Kini Flora sampai pada suatu titik dimana ia tak tahu lagi harus berbuat apa. Sebuah tembok keputusasaan telah dirasakan pula olehnya dalam melindungi anak ini. Matanya berkaca-kaca dan dengan kalimat yang tersendat  ia menyampaikan kepada komando diklat bahwa dirinya tak dapat lagi memberi rekomendasi pada siswa itu. Sebuah rekomendasi sendu yang enggan didengar oleh Adjat dan Bar sebagai Danlat dan wadan. Malam-malam sebelumnya, bersama Susy/medis mereka sudah bolak-balik ke Bandung membawa Jill ke dokter. Hanya untuk menunggu ada kekuatan yang muncul dari tubuh mungil itu. Namun kini apa boleh buat.
“Kamu yakin, Flor?” tanya Adjat lirih, hampir tak terdengar.

“Iya..” jawab Flora, tak bisa melanjutkan kalimat. Matanya makin memerah.

Pagi yang pucat
Apel pagi yang digelar dalam cuaca yang berkabut di tepi danau terasa mengaduk emosi. Desir-desir angin yang menggigit permukaan kulit kali ini terasa membuat miris. Rasa beku yang biasanya tak saya hiraukan terasa menjalari tubuh. Suasana di situ Patengan yang berkabut menambah kesan dramatis saat mengingatnya. Belasan tahun setelah hari tersebut saya masih bisa merasakan desir angin yang menampar di pagi yang pucat itu.
Pagi-pagi sekali sebelum apel dimulai empat belas tahun lalu, para pelatih yang berkumpul di situ Patengan dengan enggan terlibat perbincangan yang getir. Semua tahu safety prosedur yang harus dijalankan, hanya saja hampir tak tega mengatakannya. Tahun lalu Jill pun berusaha mengikuti diklat yang sama. Kala itu ia hanya bertahan hingga gunung hutan di Situ Lembang, untuk kembali mengikuti diklat lagi pada tahun ini. Kini saat kedua kalinya ia mencoba, haruskan mereka kembali memulangkannya? Sayangnya iya, namun dengan emosi yang beraduk. Andai ia menolak dan menangis sekerasnya pun mereka akan tetap memulangkannya. Itulah yang disebut safety prosedur.

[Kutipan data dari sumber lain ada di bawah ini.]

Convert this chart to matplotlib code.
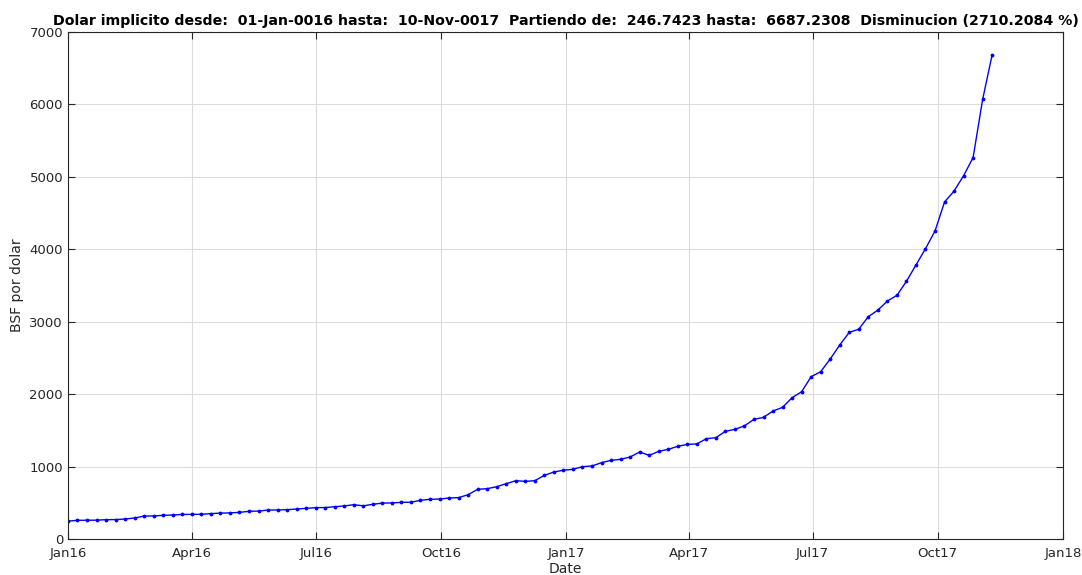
import matplotlib
matplotlib.use("Agg")
import matplotlib.pyplot as plt
import matplotlib.dates as mdates
import pandas as pd
import numpy as np

start_date = "2016-01-01"
end_date = "2017-11-10"
values = [
    246.7423, 258, 259, 260, 267, 268, 276, 290, 317, 318, 327, 331, 339, 340, 341,
    350, 358, 360, 368, 382, 386, 399, 401, 405, 414, 423, 433,
    434, 446, 456, 474, 458, 479, 496, 498, 506, 508, 534, 548, 552, 566, 571,
    612, 686, 695, 722, 764, 805, 796, 805, 879, 925, 950,
    962, 999, 1008, 1054, 1086, 1100, 1132, 1201, 1155, 1210, 1238, 1279, 1307,
    1312, 1385, 1399, 1487, 1514, 1562, 1652,
    1680, 1767, 1818, 1951, 2034, 2241, 2310, 2485, 2678, 2853, 2897, 3070, 3160,
    3286, 3364, 3557, 3783, 4008, 4252, 4653, 4805, 5016, 5267, 6070, 6687.2308,
]
dates = pd.date_range(start_date, end_date, freq="7D")
y_ticks = [0, 1000, 2000, 3000, 4000, 5000, 6000, 7000]
x_ticks = pd.date_range("2016-01-01", "2018-01-01", freq="3MS")

title = ("Dolar implicito desde:  01-Jan-0016 hasta:  10-Nov-0017  Partiendo de:  "
         "246.7423 hasta:  6687.2308  Disminucion (2710.2084 %)")

fig = plt.figure(figsize=(10.82, 5.75), dpi=100)
ax = fig.add_axes([0.0628, 0.0626, 0.9196, 0.8817])

ax.plot(dates, values, color="#0000ff", linewidth=1.0, marker=".", markersize=3.5)

ax.set_xlim(pd.Timestamp("2016-01-01"), pd.Timestamp("2018-01-01"))
ax.set_ylim(0, 7000)
ax.set_yticks(y_ticks)
ax.set_xticks(x_ticks)
ax.xaxis.set_major_formatter(mdates.DateFormatter("%b%y"))

ax.grid(True, color="#dcdcdc", linewidth=0.8)
ax.set_axisbelow(True)
ax.tick_params(direction="in", length=5, width=0.8, colors="#262626",
               labelsize=9.5, top=True, right=True)
ax.tick_params(axis="x", pad=6)
for s in ax.spines.values():
    s.set_color("#262626")
    s.set_linewidth(0.8)

ax.set_xlabel("Date", fontsize=10, color="#262626", labelpad=1)
ax.set_ylabel("BSF por dolar", fontsize=10, color="#262626", labelpad=4)
ax.set_title(title, fontsize=10.15, fontweight="bold", pad=5)

fig.savefig("out.png", dpi=100)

Hanya saja kala itu kami masygul mengapa tubuh yang lemah harus menjadi halangan untuk mencintai alam. Bukankah kita sebenarnya dapat menarik pelajaran dari tekad yang hampir tak berujung untuk mencintai alam – dari fisik yang lemah itu. Barangkali suatu saat pola diklat di kampus dapat mengakomodasi insan-insan seperti Jill, yang sudah berusaha berjuang semampunya.